Without winning the minds and hearts of the local Vietnamese, the Americans could not win the Vietnam War. The ARVN and Americans soldiers required to indicate to the local people that they were better option (Hayslip, and Jay, 73). Most notably, they needed to show the Vietnamese that they would protect them and offer them care. The Vietnam War was different because the other wars were fought on definite front line.
The Vietcong was a guerrilla army that migrated to different areas. Therefore, the Americans needed the support of the local people to gain information concerning their enemies (Hayslip, and Jay, 79). The Vietcong fighters did not use their uniforms hence it was not easy to identify them. They needed to convince the local people not to support the Vietcong.

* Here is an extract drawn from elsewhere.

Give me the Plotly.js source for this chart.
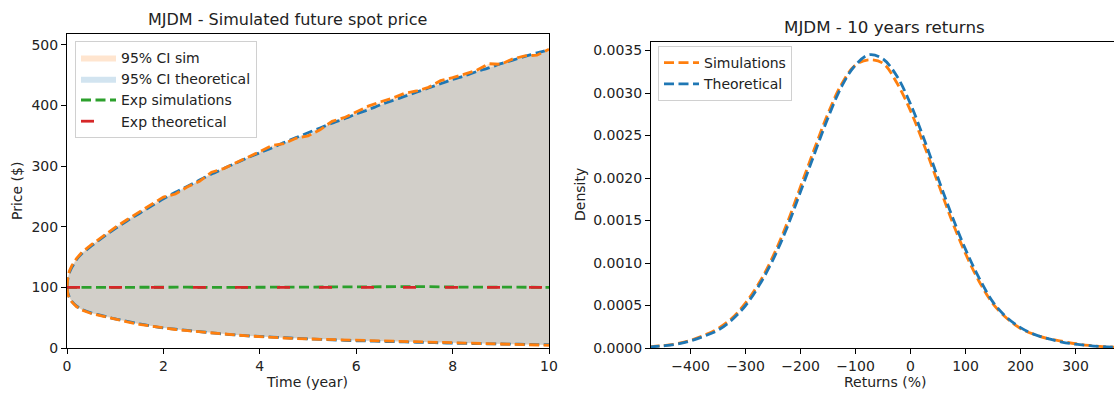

The success of the Vietcong in winning the Hearts and minds of the peasants was a key factor in winning the Vietnam War (Hayslip, and Jay, 79). They engaged in determined efforts to reunify Vietnamese and expel the foreigners. The guerrilla warfare was successful in killing the U.S and ARVN soldiers and controlling the use of superior technological power.

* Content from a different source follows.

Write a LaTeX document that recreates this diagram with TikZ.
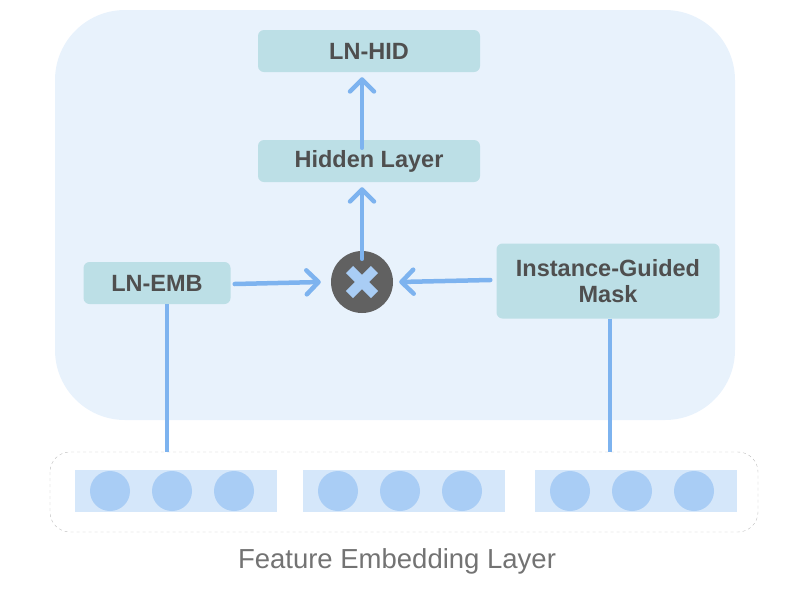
\documentclass[tikz,border=0pt]{standalone}
\usepackage{fontspec}
\setmainfont{Liberation Sans}
\usepackage{tikz}
\usetikzlibrary{shapes,arrows,arrows.meta}
\definecolor{bgblue}{HTML}{E8F2FC}
\definecolor{boxteal}{HTML}{BCDFE6}
\definecolor{linkblue}{HTML}{7DB3EF}
\definecolor{cellblue}{HTML}{D5E7FA}
\definecolor{dotblue}{HTML}{A9CDF5}
\definecolor{txtgray}{HTML}{4F4F4F}
\tikzstyle{layerbox} = [rectangle, rounded corners=6pt, fill=boxteal, text=txtgray, font=\fontsize{23.5}{26}\selectfont\bfseries, align=center, inner sep=0pt]
\tikzstyle{link} = [draw=linkblue, line width=4.5pt, line cap=round, -{Straight Barb[length=12pt,width=24pt,line width=4.5pt,round]}]
\tikzstyle{plainlink} = [draw=linkblue, line width=4.5pt]
\tikzstyle{cell} = [rectangle, fill=cellblue, minimum width=202pt, minimum height=42pt, inner sep=0pt]
\tikzstyle{dot} = [circle, fill=dotblue, minimum size=40pt, inner sep=0pt]
\begin{document}
\begin{tikzpicture}[x=1pt, y=-1pt]
\useasboundingbox (0,0) rectangle (788,590);
% background panel
\fill[bgblue, rounded corners=70pt] (55,10) rectangle (735,420);
% boxes of the block
\node [layerbox, minimum width=222pt, minimum height=42pt] (lnhid) at (369,51) {LN-HID};
\node [layerbox, minimum width=222pt, minimum height=42pt] (hidden) at (369,161) {Hidden Layer};
\node [layerbox, minimum width=147pt, minimum height=42pt] (lnemb) at (157,283) {LN-EMB};
\node [layerbox, minimum width=223pt, minimum height=75pt] (mask) at (608,281) {Instance-Guided\\Mask};
\node [circle, fill=black!62, minimum size=62pt, inner sep=0pt] (mult) at (362,282) {};
\draw[dotblue, line width=10pt] (mult.center) ++(-12.5,-12.5) -- ++(25,25);
\draw[dotblue, line width=10pt] (mult.center) ++(12.5,-12.5) -- ++(-25,25);
% embedding layer
\draw[gray!50, dashed, rounded corners=20pt] (50,452) rectangle (758,532);
\foreach \g/\gx in {a/176, b/404, c/636} {
  \node [cell] (cell\g) at (\gx,491) {};
  \foreach \i in {-1,0,1}
    \node [dot] at (\gx-4+\i*62,491) {};
}
\coordinate (embtop) at (167,452);
\coordinate (masktop) at (610,452);
\node [text=black!55, font=\fontsize{27.5}{30}\selectfont] (title) at (397,561) {Feature Embedding Layer};
% connectors
\draw[link] (lnemb.east) ++(4,1) -- ([xshift=-10pt]mult.west);
\draw[link] (mask.west) ++(-6,-1) -- ([xshift=6pt]mult.east);
\draw[link] ([yshift=-8pt]mult.north) -- ([yshift=-5pt]mult.north |- hidden.south);
\draw[link] ([yshift=-8pt]mult.north |- hidden.north) -- ([yshift=-5pt]mult.north |- lnhid.south);
\draw[plainlink] (lnemb.south -| embtop) -- (embtop);
\draw[plainlink] (mask.south -| masktop) -- (masktop);
\end{tikzpicture}
\end{document}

The Vietcong treated the locals with respect and assisted them in their daily activities in the farms. In return, they secured their support (Hayslip, and Jay, 80). The Vietcong used their previous experience against the French and Japanese to seek support from the local peasants. On the contrary, the U.S and ARVN failed to win the Hearts and Minds of the Vietnamese peasants because they used tactics that were unpopular and ineffective amongst the locals (Hayslip, and Jay, 86). This reduced the U.S morale in Vietnam and at home. The soldiers failed to achieve a quick success leading to more than 55 000 deaths. Finally, the United States withdrew their armies in Vietnam in 1975.
Hayslip, Le Ly, and Jay Wurts. When Heaven And Earth Changed Places. 1st ed. New York, N.Y., U.S.A.: Plume, 1990. Print.